PARIS – Dominique Strauss-Kahn has met in a face-to-face confrontation with a Frenchwoman who says he tried to rape her, but the woman claimed he refused to apologize or even look at her during the session with investigators.
Investigators questioned the former International Monetary Fund chief and Tristane Banon on Thursday to help them decide whether to pursue charges of attempted rape brought by the 32-year-old woman.
Banon claims that Strauss-Kahn attacked her during an interview for a book in 2003. Strauss-Kahn calls the claims imaginary and slanderous. Banon said in an interview with TF1 TV station that "he kept repeating it's imaginary."
She said that Strauss-Kahn emanated "arrogance" and "coldness" during the meeting.
"I thought he would excuse himself. He didn't even look at me," Banon said.
Still, she said the meeting was a "first victory" for her.
Strauss-Kahn made his only public appearance since returning to France less than two weeks ago on the same show, and he has not made himself available to reporters since.
Banon requested the one-on-one meeting, which is sometimes used in France to help officials decide if a case is worth pursuing, with Strauss-Kahn.
The two did not speak to reporters as they arrived separately at the police facility and refused comment when they left.
Strauss-Kahn quit as IMF head and saw his chances for the French presidency evaporate after a New York hotel maid accused him of attempted rape in May.
The U.S. case was later dropped amid questions about the maid's credibility, but the maid, Nafissatou Diallo, has filed a civil suit. Strauss-Kahn claimed Monday he has diplomatic immunity and asked a New York court to dismiss the lawsuit.
French accuser Banon repeated her intention to do likewise if Paris prosecutors decide not to go forward with a criminal case against him.

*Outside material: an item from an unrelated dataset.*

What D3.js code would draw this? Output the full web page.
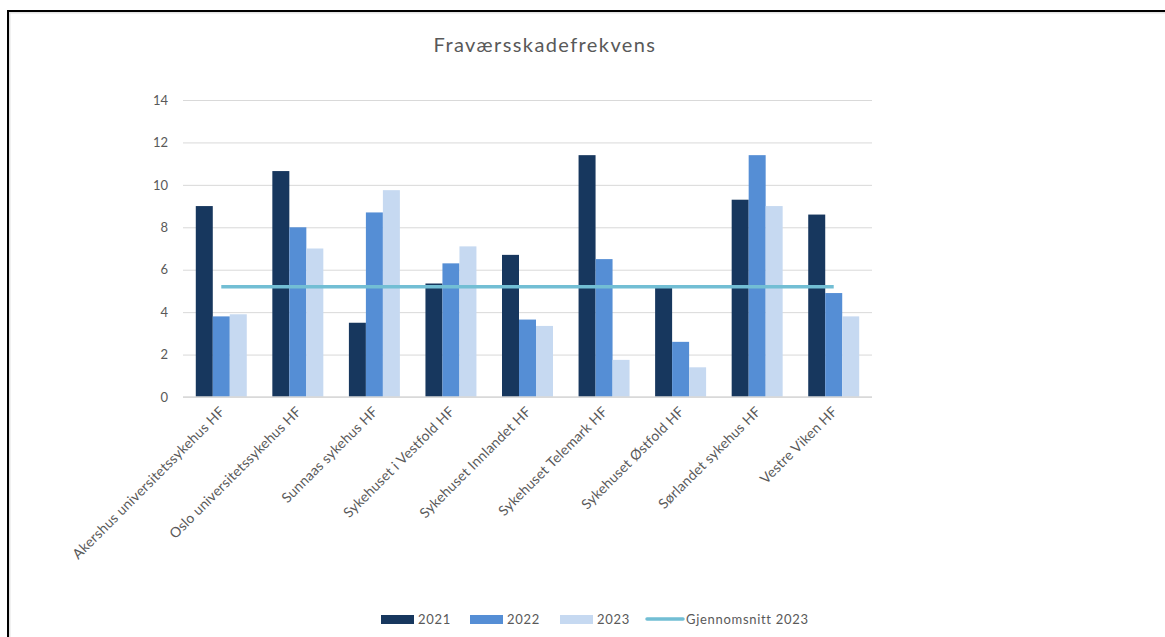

One challenge for Banon's case, which was filed after Strauss-Kahn's May arrest in New York, is that the incident in question happened eight years ago.
Banon has said that Strauss-Kahn invited her to an empty apartment for the book interview, and they ended up tussling on the floor, with the politician trying to open her jeans and bra and putting his fingers in her mouth and underwear.
Banon has defended her decision not to file charges against Strauss-Kahn at the time of the alleged incident. In 2003, she was 23 years old and Strauss-Kahn was an eminence grise of France's Socialist party.
In the TV interview, she dismissed as irrelevant the time-lapse in her decision to take Strauss-Kahn to court.
"How do I prove he had the intention to rape me" be it 8 and a half hours after the incident, 8 and a half days, or 8 and a half years, she asked rhetorically. Material proof doesn't always exist and it's the intention of the alleged attacker that counts, she insisted.
"There was a rape attempt. I maintain that."
Asked if she hates Strauss-Kahn, she responded, "No, I disdain him. I disdain him as much as he disdains me."
The Associated Press does not generally name accusers in sexual assault cases unless they agree to be named or identify themselves publicly, as Banon and Diallo have done.